The promise of that morning was never realized here. Although there were many other Sunday mornings that followed with the neighbors and with new friends that I met. Over the years, the Sunday mornings were no longer filled with the socialization of those first days. Work became a seven-day-a-week situation. What little time I could find for myself and my friends always seemed to appear to employers or so-called business partners to be stolen away from them. For a long time, I felt like an indentured servant. San Diego had become a place where I felt imprisoned. Not it is time to leave. Now it is time to find out what it is I am made of.

Over the years, many people have been kind to me. Many friendships have grown. San Diego has been a town were few loves have been found. But the care and love of friends has gotten me through many bad times. What I will miss of San Diego may not be the clear and sunny days or warm weather or the beaches or the zoo. What I will miss of San Diego will most likely be the friends who have put out their hand to help or who took my hand when it was offered.

I expect that there will be mornings in Seattle when the rain is falling for yet another day and I am sitting with my cup of espresso that I will yearn for the warmth and ease that I knew here. I suppose we all yearn for that which has passed at times. For the moment, I yearn to seek what I may find ahead.

©1994 - Stanley M. Fried/The Espresso

 

     Note

In April of 1994, Stanley Fried moved from San Diego, California to Seattle, Washington. This was the last article he wrote for The Espresso while still in San Diego.

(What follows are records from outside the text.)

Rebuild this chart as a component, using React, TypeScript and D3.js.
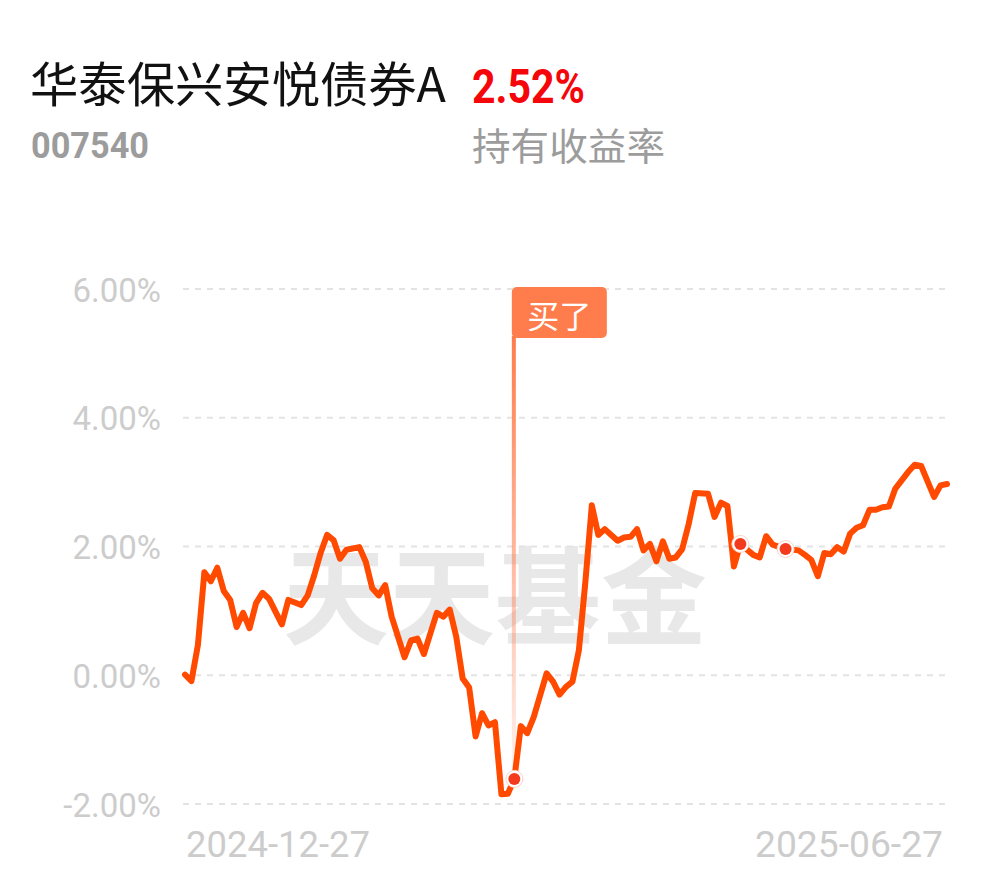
import { useEffect, useRef } from "react";
import * as d3 from "d3";

// holding return (%), by trading-day index (0 = 2024-12-27)
const dayIndex = [
  0, 1, 2, 3, 4, 5, 6, 7, 8, 9, 10, 11, 12, 13, 15, 16, 18, 19, 20, 21, 22, 23, 24, 25, 27, 28, 29, 30,
  31, 32, 34, 35, 36, 37, 38, 39, 40, 41, 42, 43, 44, 45, 46, 47, 48, 49, 50, 51, 52, 53, 54, 56, 57,
  58, 59, 60, 61, 62, 63, 64, 65, 66, 67, 68, 69, 70, 71, 72, 73, 74, 75, 76, 77, 78, 79, 81, 82, 83,
  84, 85, 86, 88, 89, 90, 91, 93, 95, 96, 97, 98, 99, 100, 101, 102, 103, 104, 105, 106, 107, 108,
  109, 110, 112, 113, 114, 116, 117, 118,
];
const holdingReturn = [
  0.01, -0.09, 0.47, 1.6, 1.46, 1.67, 1.31, 1.17, 0.75, 0.97, 0.73, 1.12, 1.28, 1.19, 0.79, 1.17, 1.09,
  1.24, 1.55, 1.9, 2.18, 2.1, 1.81, 1.95, 1.99, 1.76, 1.35, 1.24, 1.4, 0.91, 0.28, 0.54, 0.57, 0.33,
  0.65, 0.97, 0.91, 1.02, 0.6, -0.05, -0.19, -0.95, -0.59, -0.78, -0.73, -1.85, -1.84, -1.61, -0.79,
  -0.9, -0.65, 0.03, -0.1, -0.3, -0.18, -0.1, 0.39, 1.45, 2.64, 2.18, 2.27, 2.18, 2.09, 2.14, 2.15,
  2.27, 1.94, 2.04, 1.77, 2.08, 1.81, 1.83, 1.96, 2.35, 2.83, 2.82, 2.46, 2.68, 2.63, 1.69, 2.04, 1.87,
  1.83, 2.16, 2.03, 1.96, 1.94, 1.87, 1.79, 1.54, 1.9, 1.88, 1.99, 1.92, 2.2, 2.29, 2.33, 2.57, 2.57,
  2.61, 2.62, 2.9, 3.16, 3.27, 3.25, 2.77, 2.95, 2.97,
];
const totalDays = 119;
const buyDay = 51;
const markerDays = [51, 86, 93];
const yTicks = [-2, 0, 2, 4, 6];
const xLabels = ["2024-12-27", "2025-06-27"];

const fundName = "华泰保兴安悦债券A";
const fundCode = "007540";
const returnText = "2.52%";
const returnLabel = "持有收益率";
const buyText = "买了";
const watermark = "天天基金";

interface Pt {
  day: number;
  value: number;
}

export default function App() {
  const ref = useRef<SVGSVGElement | null>(null);

  useEffect(() => {
    if (!ref.current) return;

    const width = 990;
    const height = 878;
    const margin = { left: 185, right: 43, top: 289, bottom: 74 };
    const cjk = "'Noto Sans CJK SC', 'Noto Sans', sans-serif";
    const num = "Roboto, 'Noto Sans', sans-serif";

    const svg = d3.select(ref.current).attr("width", width).attr("height", height);
    svg.selectAll("*").remove();

    const data: Pt[] = dayIndex.map((d, i) => ({ day: d, value: holdingReturn[i] }));

    /* ---------------- HEADER ---------------- */

    svg.append("text")
      .attr("x", 30).attr("y", 102)
      .attr("font-family", cjk).attr("font-size", 48)
      .attr("textLength", 416).attr("lengthAdjust", "spacingAndGlyphs")
      .attr("fill", "#111")
      .text(fundName);

    svg.append("text")
      .attr("x", 472).attr("y", 103)
      .attr("font-family", num).attr("font-size", 48).attr("font-weight", 700)
      .attr("textLength", 113).attr("lengthAdjust", "spacingAndGlyphs")
      .attr("fill", "#f5060a")
      .text(returnText);

    svg.append("text")
      .attr("x", 31).attr("y", 158)
      .attr("font-family", num).attr("font-size", 37).attr("font-weight", 700)
      .attr("textLength", 118).attr("lengthAdjust", "spacingAndGlyphs")
      .attr("fill", "#9c9c9c")
      .text(fundCode);

    svg.append("text")
      .attr("x", 472).attr("y", 160)
      .attr("font-family", cjk).attr("font-size", 38)
      .attr("textLength", 193).attr("lengthAdjust", "spacingAndGlyphs")
      .attr("fill", "#9c9c9c")
      .text(returnLabel);

    /* ---------------- SCALES ---------------- */

    const x = d3.scaleLinear()
      .domain([0, totalDays - 1])
      .range([margin.left, width - margin.right]);

    const y = d3.scaleLinear()
      .domain([-2, 6])
      .range([height - margin.bottom, margin.top]);

    /* ---------------- WATERMARK ---------------- */

    svg.append("text")
      .attr("x", 495).attr("y", 590)
      .attr("text-anchor", "middle").attr("dominant-baseline", "central")
      .attr("font-family", cjk).attr("font-size", 106).attr("font-weight", 700)
      .attr("fill", "#e8e8e8")
      .text(watermark);

    /* ---------------- GRID + Y LABELS ---------------- */

    const grid = svg.append("g");
    grid.selectAll("line")
      .data(yTicks)
      .enter()
      .append("line")
      .attr("x1", margin.left - 2)
      .attr("x2", width - margin.right + 1)
      .attr("y1", d => y(d))
      .attr("y2", d => y(d))
      .attr("stroke", "#e3e3e3")
      .attr("stroke-width", 2)
      .attr("stroke-dasharray", "6 6");

    grid.selectAll("text")
      .data(yTicks)
      .enter()
      .append("text")
      .attr("x", 161)
      .attr("y", d => y(d) + 1)
      .attr("text-anchor", "end")
      .attr("dominant-baseline", "central")
      .attr("font-family", num)
      .attr("font-size", 33)
      .attr("fill", "#cccccc")
      .text(d => `${d.toFixed(2)}%`);

    /* ---------------- X LABELS ---------------- */

    svg.append("text")
      .attr("x", x(0) + 1).attr("y", 857)
      .attr("font-family", num).attr("font-size", 36)
      .attr("textLength", 184).attr("lengthAdjust", "spacingAndGlyphs")
      .attr("fill", "#cccccc")
      .text(xLabels[0]);

    svg.append("text")
      .attr("x", x(totalDays - 1) - 192).attr("y", 857)
      .attr("font-family", num).attr("font-size", 36)
      .attr("textLength", 188).attr("lengthAdjust", "spacingAndGlyphs")
      .attr("fill", "#cccccc")
      .text(xLabels[1]);

    /* ---------------- BUY FLAG ---------------- */

    const buy = data.find(d => d.day === buyDay)!;
    const grad = svg.append("defs").append("linearGradient")
      .attr("id", "buyGrad")
      .attr("x1", 0).attr("y1", 0).attr("x2", 0).attr("y2", 1);
    grad.append("stop").attr("offset", "0%").attr("stop-color", "#ff7c4c").attr("stop-opacity", 1);
    grad.append("stop").attr("offset", "100%").attr("stop-color", "#ff7c4c").attr("stop-opacity", 0.08);

    const flagTop = 287;
    const flagH = 51;
    svg.append("rect")
      .attr("x", x(buyDay) - 2.5)
      .attr("y", flagTop + flagH - 2)
      .attr("width", 4)
      .attr("height", y(buy.value) - flagTop - flagH + 2)
      .attr("fill", "url(#buyGrad)");

    svg.append("rect")
      .attr("x", x(buyDay) - 2.5)
      .attr("y", flagTop)
      .attr("width", 95)
      .attr("height", flagH)
      .attr("rx", 5)
      .attr("fill", "#ff7c4c");

    svg.append("text")
      .attr("x", x(buyDay) + 45).attr("y", flagTop + flagH / 2 + 1)
      .attr("text-anchor", "middle").attr("dominant-baseline", "central")
      .attr("font-family", cjk).attr("font-size", 32)
      .attr("fill", "#fff")
      .text(buyText);

    /* ---------------- LINE ---------------- */

    const line = d3.line<Pt>()
      .x(d => x(d.day))
      .y(d => y(d.value));

    svg.append("path")
      .datum(data)
      .attr("fill", "none")
      .attr("stroke", "#ff4a00")
      .attr("stroke-width", 6)
      .attr("stroke-linejoin", "round")
      .attr("stroke-linecap", "round")
      .attr("d", line);

    /* ---------------- DOTS ---------------- */

    const dots = data.filter(d => markerDays.includes(d.day));
    svg.selectAll(".halo")
      .data(dots)
      .enter()
      .append("circle")
      .attr("cx", d => x(d.day))
      .attr("cy", d => y(d.value))
      .attr("r", 8.5)
      .attr("fill", "#fff")
      .attr("stroke", "#fbd3c8")
      .attr("stroke-width", 1);

    svg.selectAll(".dot")
      .data(dots)
      .enter()
      .append("circle")
      .attr("cx", d => x(d.day))
      .attr("cy", d => y(d.value))
      .attr("r", 6)
      .attr("fill", "#f43a1c");
  }, []);

  return (
    <div style={{ position: "absolute", left: 0, top: 0, background: "#fff" }}>
      <svg ref={ref} style={{ display: "block" }} />
    </div>
  );
}
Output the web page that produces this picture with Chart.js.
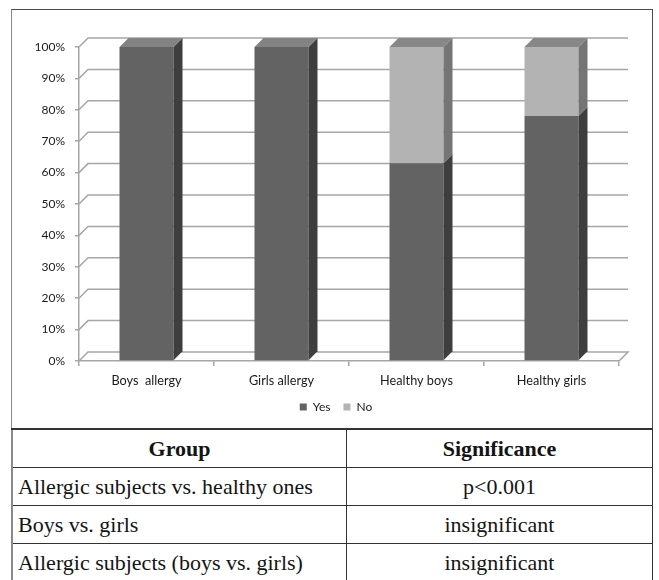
<!DOCTYPE html>
<html>
<head>
<meta charset="utf-8">
<script src="https://cdn.jsdelivr.net/npm/chart.js@4.4.1/dist/chart.umd.min.js"></script>
<style>
  html, body { margin: 0; padding: 0; background: #fff; }
  #frame {
    position: absolute; left: 11px; top: 9px;
    width: 640px; height: 418px;
    border: 1px solid #4a4a4a; border-left: 1px solid #8a8a8a;
  }
  #chart { display: block; }
  #sig {
    position: absolute; left: 11px; top: 428px; width: 642px;
    border-collapse: collapse;
    font-family: "Liberation Serif", "Times New Roman", serif;
    font-size: 22px; color: #141414;
  }
  #sig th, #sig td {
    border: 1px solid #333; height: 37px; padding: 0 5px;
    text-align: center; vertical-align: middle; line-height: 1;
  }
  #sig tr:first-child th { border-top: 2px solid #333; }
  #sig th:first-child, #sig td:first-child { border-left: 2px solid #8a8a8a; width: 323px; }
  #sig td:first-child { text-align: left; }
</style>
</head>
<body>
<div id="frame"><canvas id="chart" width="640" height="418"></canvas></div>
<table id="sig">
  <tr><th>Group</th><th>Significance</th></tr>
  <tr><td>Allergic subjects vs. healthy ones</td><td>p&lt;0.001</td></tr>
  <tr><td>Boys vs. girls</td><td>insignificant</td></tr>
  <tr><td>Allergic subjects (boys vs. girls)</td><td>insignificant</td></tr>
</table>
<script>
// Groups along the x axis
const categories = ['Boys  allergy', 'Girls allergy', 'Healthy boys', 'Healthy girls'];
// Share of each answer per group, in percent
const yesValues = [100, 100, 63, 78];
const noValues = [0, 0, 37, 22];
const seriesNames = ['Yes', 'No'];
// Value axis ticks
const yTickValues = [0, 10, 20, 30, 40, 50, 60, 70, 80, 90, 100];

// Face colours for the extruded bars: front, side, top
const faceColors = [
  { front: '#636363', side: '#3e3e3e', top: '#838383' },
  { front: '#b3b3b3', side: '#757575', top: '#878787' }
];
const DEPTH = 9;
const GRID = '#a6a6a6';
const axisFont = { family: 'Lato', size: 12 };
const catFont = { family: 'Lato', size: 12.7 };

// Back wall grid lines and floor, drawn behind the bars
const wallPlugin = {
  id: 'wall3d',
  beforeDatasetsDraw(chart) {
    const { ctx, chartArea: a, scales: { y } } = chart;
    ctx.save();
    ctx.strokeStyle = GRID;
    ctx.lineWidth = 1.5;
    y.ticks.forEach(t => {
      const py = y.getPixelForValue(t.value);
      ctx.beginPath();
      ctx.moveTo(a.left, py);
      ctx.lineTo(a.left + DEPTH, py - DEPTH);
      ctx.lineTo(a.right + DEPTH, py - DEPTH);
      if (t.value === 0) ctx.lineTo(a.right, py);
      ctx.stroke();
    });
    ctx.restore();
  },
  // Side and top faces of each bar segment
  afterDatasetsDraw(chart) {
    const { ctx } = chart;
    ctx.save();
    categories.forEach((_, i) => {
      let topMost = null;
      chart.data.datasets.forEach((ds, d) => {
        const el = chart.getDatasetMeta(d).data[i];
        if (!el || !ds.data[i]) return;
        const p = el.getProps(['x', 'y', 'base', 'width'], true);
        const left = p.x - p.width / 2, right = p.x + p.width / 2;
        const top = Math.min(p.y, p.base), bottom = Math.max(p.y, p.base);
        ctx.fillStyle = faceColors[d].side;
        ctx.beginPath();
        ctx.moveTo(right, top);
        ctx.lineTo(right + DEPTH, top - DEPTH);
        ctx.lineTo(right + DEPTH, bottom - DEPTH);
        ctx.lineTo(right, bottom);
        ctx.closePath();
        ctx.fill();
        topMost = { left, right, top, d };
      });
      if (topMost) {
        ctx.fillStyle = faceColors[topMost.d].top;
        ctx.beginPath();
        ctx.moveTo(topMost.left, topMost.top);
        ctx.lineTo(topMost.left + DEPTH, topMost.top - DEPTH);
        ctx.lineTo(topMost.right + DEPTH, topMost.top - DEPTH);
        ctx.lineTo(topMost.right, topMost.top);
        ctx.closePath();
        ctx.fill();
      }
    });
    ctx.restore();
  }
};

new Chart(document.getElementById('chart'), {
  type: 'bar',
  data: {
    labels: categories,
    datasets: [
      { label: seriesNames[0], data: yesValues, backgroundColor: faceColors[0].front, borderWidth: 0 },
      { label: seriesNames[1], data: noValues, backgroundColor: faceColors[1].front, borderWidth: 0 }
    ]
  },
  options: {
    responsive: false,
    animation: false,
    events: [],
    categoryPercentage: 0.8,
    barPercentage: 0.5,
    layout: { padding: { left: 8, right: 0, top: 37, bottom: 5 } },
    plugins: {
      legend: {
        position: 'bottom',
        labels: { boxWidth: 7, boxHeight: 7, padding: 13, font: axisFont, color: '#1a1a1a' }
      },
      tooltip: { enabled: false }
    },
    scales: {
      x: {
        stacked: true,
        grid: { display: true, drawOnChartArea: false, offset: true, tickLength: 5, color: GRID, lineWidth: 1.5 },
        border: { display: true, color: GRID, width: 1.5 },
        ticks: { padding: 7, font: catFont, color: '#1a1a1a', maxRotation: 0 },
        afterFit(s) { s.height = 27; }
      },
      y: {
        stacked: true,
        min: 0, max: 100,
        afterBuildTicks(s) { s.ticks = yTickValues.map(v => ({ value: v })); },
        ticks: { padding: 10, font: axisFont, color: '#1a1a1a', callback: v => v + '%' },
        grid: { display: true, drawOnChartArea: false, tickLength: 4, color: GRID, lineWidth: 1.5 },
        border: { display: true, color: GRID, width: 1.5 },
        afterFit(s) { s.width = 59; }
      },
      yR: {
        position: 'right',
        display: true,
        grid: { display: false },
        border: { display: false },
        ticks: { display: false },
        afterFit(s) { s.width = 33; }
      }
    }
  },
  plugins: [wallPlugin]
});
</script>
</body>
</html>
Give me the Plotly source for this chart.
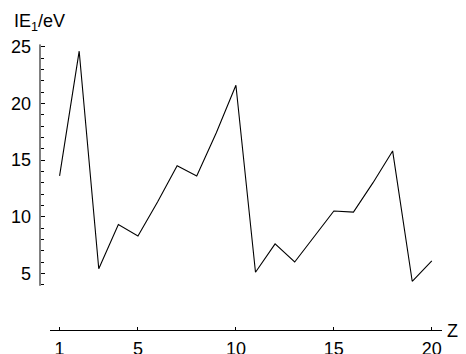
import plotly.graph_objects as go

# Data: first ionization energies of elements Z = 1..20
Z = list(range(1, 21))
IE1 = [13.6, 24.6, 5.4, 9.3, 8.3, 11.3, 14.5, 13.6, 17.4, 21.6,
       5.1, 7.6, 6.0, 8.2, 10.5, 10.4, 13.0, 15.8, 4.3, 6.1]
x_ticks = [1, 5, 10, 15, 20]
y_ticks = [5, 10, 15, 20, 25]
y_minor = list(range(4, 26))

# the page body adds an 8px offset, so the figure is 8px smaller
OFF = 8
W, H = 466 - OFF, 354 - OFF
ML, MR, MT, MB = 40 - OFF, 24, 41 - OFF, 24
PW, PH = W - ML - MR, H - MT - MB
X0, X1 = 0.49, 20.52      # visible x axis line extent
YMAX = 25.5               # y range of plot area (starts at 0)
Y0, Y1 = 3.9, 25.2        # visible y axis line extent

FONT = "Liberation Sans, Arial, Helvetica, sans-serif"
FS = 18

fig = go.Figure()
fig.add_trace(go.Scatter(x=Z, y=IE1, mode="lines",
                         line=dict(color="black", width=1.1),
                         hoverinfo="skip", showlegend=False))

fig.update_layout(
    template="none",
    width=W, height=H,
    margin=dict(l=ML, r=MR, t=MT, b=MB, pad=0),
    paper_bgcolor="white", plot_bgcolor="white",
    font=dict(family=FONT, size=FS, color="black"),
    xaxis=dict(domain=[X0 / X1, 1], range=[X0, X1], showline=True,
               linecolor="black", linewidth=1, ticks="inside", ticklen=3,
               tickwidth=1, tickcolor="black", tickmode="array",
               tickvals=x_ticks, showgrid=False, zeroline=False,
               automargin=False, tickfont=dict(size=FS), anchor="y",
               ticklabelstandoff=2),
    yaxis=dict(domain=[0, 1], range=[0, YMAX], anchor="free", position=0,
               showline=False, ticks="inside", ticklen=4,
               tickwidth=1, tickcolor="black", tickmode="array",
               tickvals=y_ticks, showgrid=False, zeroline=False,
               automargin=False, tickfont=dict(size=FS),
               ticklabelstandoff=9,
               minor=dict(ticks="inside", ticklen=2.5, tickcolor="black",
                          tickwidth=1, tickmode="array", tickvals=y_minor,
                          showgrid=False)),
    shapes=[dict(type="line", xref="paper", yref="y", x0=0, x1=0,
                 y0=Y0, y1=Y1, line=dict(color="black", width=1))],
    annotations=[
        dict(text="IE<sub>1</sub>/eV", xref="paper", yref="paper",
             x=(12 - OFF - ML) / PW, y=(H - MB - (23 - OFF)) / PH,
             xanchor="left", yanchor="middle", showarrow=False,
             font=dict(size=FS)),
        dict(text="Z", xref="paper", yref="paper",
             x=(445 - OFF - ML) / PW, y=(H - MB - (331 - OFF)) / PH,
             xanchor="left", yanchor="middle", showarrow=False,
             font=dict(size=FS)),
    ],
)

fig.write_html("out.html")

Stanley took a couple of boxes of clothing and his computer with him to Seattle. He put all that remained in storage with a customer he knew from when he managed Java named John Cherry . He never saw any of the artwork, books, collection of coffeemakers, or any of the other items he stored with this fellow again. He still misses seeing the artwork. Many of the pieces were by his friends: Miriam Schapiro, Tom Knechtal, Roy Dowell, Jules Engel, and Lynne Schuette.